A run of records

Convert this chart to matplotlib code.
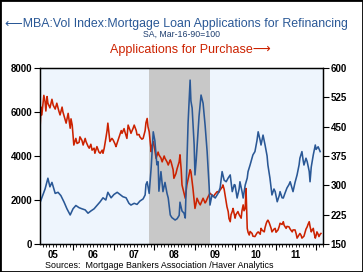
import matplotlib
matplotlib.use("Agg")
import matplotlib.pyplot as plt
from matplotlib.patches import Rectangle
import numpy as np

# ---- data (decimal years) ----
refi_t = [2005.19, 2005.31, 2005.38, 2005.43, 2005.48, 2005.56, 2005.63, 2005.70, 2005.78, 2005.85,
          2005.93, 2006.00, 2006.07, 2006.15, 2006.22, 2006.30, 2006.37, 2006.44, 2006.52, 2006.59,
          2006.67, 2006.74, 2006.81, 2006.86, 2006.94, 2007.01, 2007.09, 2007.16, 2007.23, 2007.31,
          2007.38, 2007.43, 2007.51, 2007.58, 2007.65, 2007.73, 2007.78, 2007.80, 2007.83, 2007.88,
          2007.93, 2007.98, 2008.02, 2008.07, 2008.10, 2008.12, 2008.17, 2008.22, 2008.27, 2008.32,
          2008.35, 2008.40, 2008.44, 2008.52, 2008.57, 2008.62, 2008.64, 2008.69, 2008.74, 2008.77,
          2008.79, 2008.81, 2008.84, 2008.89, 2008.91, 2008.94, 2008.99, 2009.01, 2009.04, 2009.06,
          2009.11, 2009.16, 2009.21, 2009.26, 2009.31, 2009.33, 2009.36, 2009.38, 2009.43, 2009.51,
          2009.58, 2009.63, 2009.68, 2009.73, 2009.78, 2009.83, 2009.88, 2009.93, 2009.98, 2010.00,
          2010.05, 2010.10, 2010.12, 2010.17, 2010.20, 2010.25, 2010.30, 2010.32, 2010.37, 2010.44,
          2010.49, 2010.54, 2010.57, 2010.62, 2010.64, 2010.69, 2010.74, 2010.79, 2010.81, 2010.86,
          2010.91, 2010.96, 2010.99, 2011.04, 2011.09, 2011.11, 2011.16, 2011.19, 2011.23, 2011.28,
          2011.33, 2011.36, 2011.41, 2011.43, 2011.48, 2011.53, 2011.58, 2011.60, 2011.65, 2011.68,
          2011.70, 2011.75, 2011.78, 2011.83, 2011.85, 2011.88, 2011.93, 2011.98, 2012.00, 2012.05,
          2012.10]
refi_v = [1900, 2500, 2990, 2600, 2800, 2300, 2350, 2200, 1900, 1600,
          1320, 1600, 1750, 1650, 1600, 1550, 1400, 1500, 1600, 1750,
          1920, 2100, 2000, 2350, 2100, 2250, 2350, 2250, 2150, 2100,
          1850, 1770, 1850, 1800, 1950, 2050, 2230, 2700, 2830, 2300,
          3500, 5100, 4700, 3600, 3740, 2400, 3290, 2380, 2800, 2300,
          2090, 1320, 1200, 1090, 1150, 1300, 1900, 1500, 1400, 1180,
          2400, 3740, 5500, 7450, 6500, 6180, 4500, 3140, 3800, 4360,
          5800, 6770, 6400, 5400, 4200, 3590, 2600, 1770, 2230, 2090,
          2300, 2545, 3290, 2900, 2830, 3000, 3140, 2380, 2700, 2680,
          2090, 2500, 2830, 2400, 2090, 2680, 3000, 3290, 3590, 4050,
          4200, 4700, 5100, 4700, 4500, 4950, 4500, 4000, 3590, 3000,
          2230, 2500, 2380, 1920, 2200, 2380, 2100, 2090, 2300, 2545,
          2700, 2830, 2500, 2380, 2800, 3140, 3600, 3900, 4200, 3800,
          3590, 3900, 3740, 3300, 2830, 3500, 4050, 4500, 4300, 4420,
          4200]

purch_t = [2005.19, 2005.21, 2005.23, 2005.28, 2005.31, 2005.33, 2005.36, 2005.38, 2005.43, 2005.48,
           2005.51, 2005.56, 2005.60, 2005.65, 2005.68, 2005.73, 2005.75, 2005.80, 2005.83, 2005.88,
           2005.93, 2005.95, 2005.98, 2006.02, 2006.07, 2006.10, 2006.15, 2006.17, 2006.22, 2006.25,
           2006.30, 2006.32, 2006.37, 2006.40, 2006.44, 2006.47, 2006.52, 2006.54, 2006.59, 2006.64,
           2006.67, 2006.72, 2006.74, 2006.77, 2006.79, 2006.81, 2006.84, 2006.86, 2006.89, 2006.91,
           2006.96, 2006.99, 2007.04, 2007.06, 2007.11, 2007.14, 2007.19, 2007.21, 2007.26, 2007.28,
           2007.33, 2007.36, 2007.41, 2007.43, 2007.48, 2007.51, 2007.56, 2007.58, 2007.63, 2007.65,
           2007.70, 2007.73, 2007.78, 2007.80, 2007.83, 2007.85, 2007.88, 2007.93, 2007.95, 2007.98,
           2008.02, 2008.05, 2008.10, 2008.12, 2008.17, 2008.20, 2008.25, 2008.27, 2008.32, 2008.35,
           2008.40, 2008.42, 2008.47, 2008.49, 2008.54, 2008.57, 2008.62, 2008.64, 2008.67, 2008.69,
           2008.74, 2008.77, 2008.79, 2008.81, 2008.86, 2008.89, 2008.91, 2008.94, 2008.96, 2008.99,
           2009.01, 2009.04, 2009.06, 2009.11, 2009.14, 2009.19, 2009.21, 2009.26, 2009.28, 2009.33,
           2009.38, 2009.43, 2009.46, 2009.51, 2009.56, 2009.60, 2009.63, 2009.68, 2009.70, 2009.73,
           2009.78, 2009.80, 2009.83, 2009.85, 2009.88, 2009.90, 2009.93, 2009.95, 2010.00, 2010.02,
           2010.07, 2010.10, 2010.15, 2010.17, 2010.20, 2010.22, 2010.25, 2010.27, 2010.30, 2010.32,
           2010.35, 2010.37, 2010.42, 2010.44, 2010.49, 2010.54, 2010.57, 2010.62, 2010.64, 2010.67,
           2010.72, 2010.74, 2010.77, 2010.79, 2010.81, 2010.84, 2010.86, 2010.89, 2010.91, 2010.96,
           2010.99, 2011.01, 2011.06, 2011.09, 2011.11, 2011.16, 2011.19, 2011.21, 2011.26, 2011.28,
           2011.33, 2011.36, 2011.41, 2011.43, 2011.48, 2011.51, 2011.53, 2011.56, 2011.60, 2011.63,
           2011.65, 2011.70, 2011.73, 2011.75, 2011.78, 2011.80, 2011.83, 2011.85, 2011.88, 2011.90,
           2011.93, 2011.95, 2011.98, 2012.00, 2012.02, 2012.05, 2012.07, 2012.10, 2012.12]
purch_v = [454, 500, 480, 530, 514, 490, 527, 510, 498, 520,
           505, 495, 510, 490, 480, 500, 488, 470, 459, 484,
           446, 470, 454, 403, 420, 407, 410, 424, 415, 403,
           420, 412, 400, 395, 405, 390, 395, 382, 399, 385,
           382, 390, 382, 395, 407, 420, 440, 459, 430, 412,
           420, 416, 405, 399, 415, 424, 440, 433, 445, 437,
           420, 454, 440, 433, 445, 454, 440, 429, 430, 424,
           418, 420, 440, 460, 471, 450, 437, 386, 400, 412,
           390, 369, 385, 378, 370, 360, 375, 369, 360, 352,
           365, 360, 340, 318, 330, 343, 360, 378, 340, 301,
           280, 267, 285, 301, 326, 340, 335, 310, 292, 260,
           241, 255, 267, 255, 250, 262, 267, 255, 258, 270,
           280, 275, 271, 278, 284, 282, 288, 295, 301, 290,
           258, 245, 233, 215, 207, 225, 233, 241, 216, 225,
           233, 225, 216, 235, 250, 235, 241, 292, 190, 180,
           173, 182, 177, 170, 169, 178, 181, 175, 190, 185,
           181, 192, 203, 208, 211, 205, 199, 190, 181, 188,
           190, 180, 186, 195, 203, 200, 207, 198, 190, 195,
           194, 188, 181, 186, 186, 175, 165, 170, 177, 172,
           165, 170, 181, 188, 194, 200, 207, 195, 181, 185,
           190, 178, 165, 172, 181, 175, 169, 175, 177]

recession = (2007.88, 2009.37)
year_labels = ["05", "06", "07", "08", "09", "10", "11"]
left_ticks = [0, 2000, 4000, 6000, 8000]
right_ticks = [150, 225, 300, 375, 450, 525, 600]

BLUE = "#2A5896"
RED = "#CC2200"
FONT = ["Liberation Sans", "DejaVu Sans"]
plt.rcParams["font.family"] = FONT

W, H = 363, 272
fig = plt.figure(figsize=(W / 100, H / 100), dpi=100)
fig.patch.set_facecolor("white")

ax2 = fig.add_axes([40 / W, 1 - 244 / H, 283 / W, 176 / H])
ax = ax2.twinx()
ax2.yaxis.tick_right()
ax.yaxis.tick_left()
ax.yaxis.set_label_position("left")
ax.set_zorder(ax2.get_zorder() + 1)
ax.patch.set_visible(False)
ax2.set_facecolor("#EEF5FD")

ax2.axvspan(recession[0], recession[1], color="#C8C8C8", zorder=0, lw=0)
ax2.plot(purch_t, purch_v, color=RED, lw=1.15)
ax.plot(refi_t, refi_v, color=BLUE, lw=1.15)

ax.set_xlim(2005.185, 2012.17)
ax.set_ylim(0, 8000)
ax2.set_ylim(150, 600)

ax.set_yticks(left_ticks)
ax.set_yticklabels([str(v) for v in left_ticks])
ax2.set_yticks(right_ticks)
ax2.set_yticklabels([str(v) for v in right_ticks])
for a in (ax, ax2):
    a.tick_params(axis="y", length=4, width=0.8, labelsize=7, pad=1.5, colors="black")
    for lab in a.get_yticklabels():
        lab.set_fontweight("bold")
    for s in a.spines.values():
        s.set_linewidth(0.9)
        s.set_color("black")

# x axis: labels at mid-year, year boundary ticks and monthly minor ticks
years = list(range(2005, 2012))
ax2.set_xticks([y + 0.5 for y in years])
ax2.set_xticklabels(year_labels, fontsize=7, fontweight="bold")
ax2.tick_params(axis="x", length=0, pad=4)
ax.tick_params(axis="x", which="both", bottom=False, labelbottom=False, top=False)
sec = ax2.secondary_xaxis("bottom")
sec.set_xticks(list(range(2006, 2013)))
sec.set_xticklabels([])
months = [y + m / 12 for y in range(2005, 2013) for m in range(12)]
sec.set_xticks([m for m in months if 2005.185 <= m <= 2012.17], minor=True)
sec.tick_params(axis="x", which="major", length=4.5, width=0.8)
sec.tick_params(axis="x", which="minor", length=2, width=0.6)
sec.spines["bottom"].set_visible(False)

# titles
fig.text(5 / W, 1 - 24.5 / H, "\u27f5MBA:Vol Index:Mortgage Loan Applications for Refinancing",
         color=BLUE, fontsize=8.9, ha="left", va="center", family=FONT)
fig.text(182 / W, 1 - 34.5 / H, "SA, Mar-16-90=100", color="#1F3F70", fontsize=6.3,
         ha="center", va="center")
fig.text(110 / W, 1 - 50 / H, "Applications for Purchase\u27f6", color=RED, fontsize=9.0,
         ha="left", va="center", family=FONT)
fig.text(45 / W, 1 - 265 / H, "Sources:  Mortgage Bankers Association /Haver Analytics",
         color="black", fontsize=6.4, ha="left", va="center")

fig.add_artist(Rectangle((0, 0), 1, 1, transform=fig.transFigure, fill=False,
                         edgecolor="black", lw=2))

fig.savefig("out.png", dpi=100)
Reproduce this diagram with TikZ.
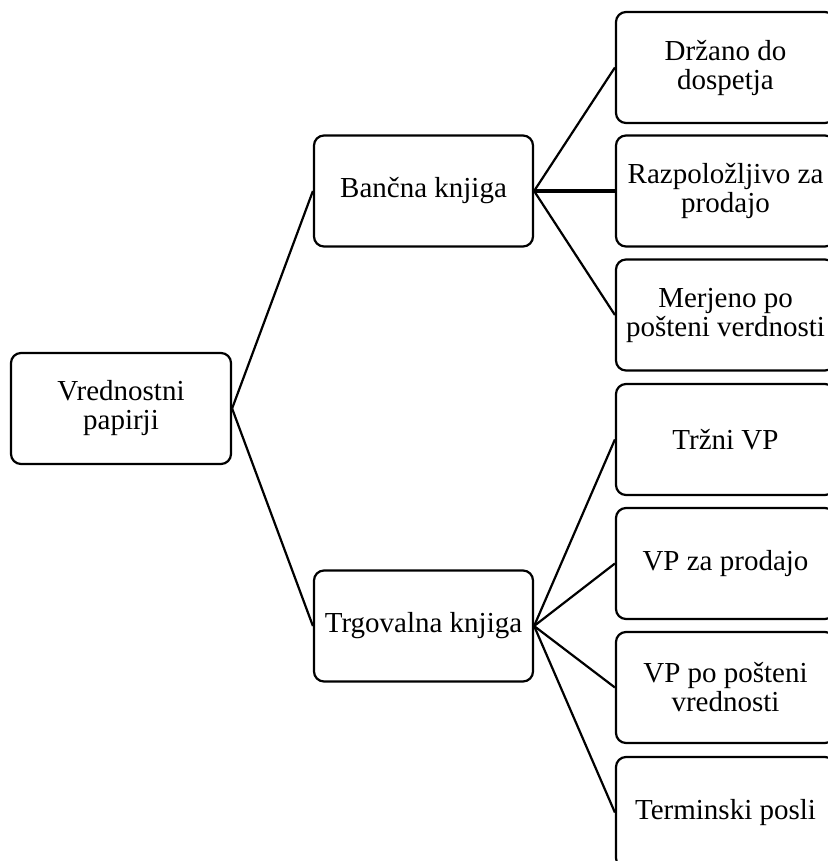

§ **DESCRIPTION OF THE TASK**: Begin at the first line of the entries above and return each line exactly, stopping after the line that contains "import numpy as np". Pictures do not belong in the copy.

§ **EXERCISE RESPONSE**:
Convert this chart to matplotlib code.
import matplotlib
matplotlib.use("Agg")
import matplotlib.pyplot as plt
from matplotlib.patches import Rectangle
import numpy as np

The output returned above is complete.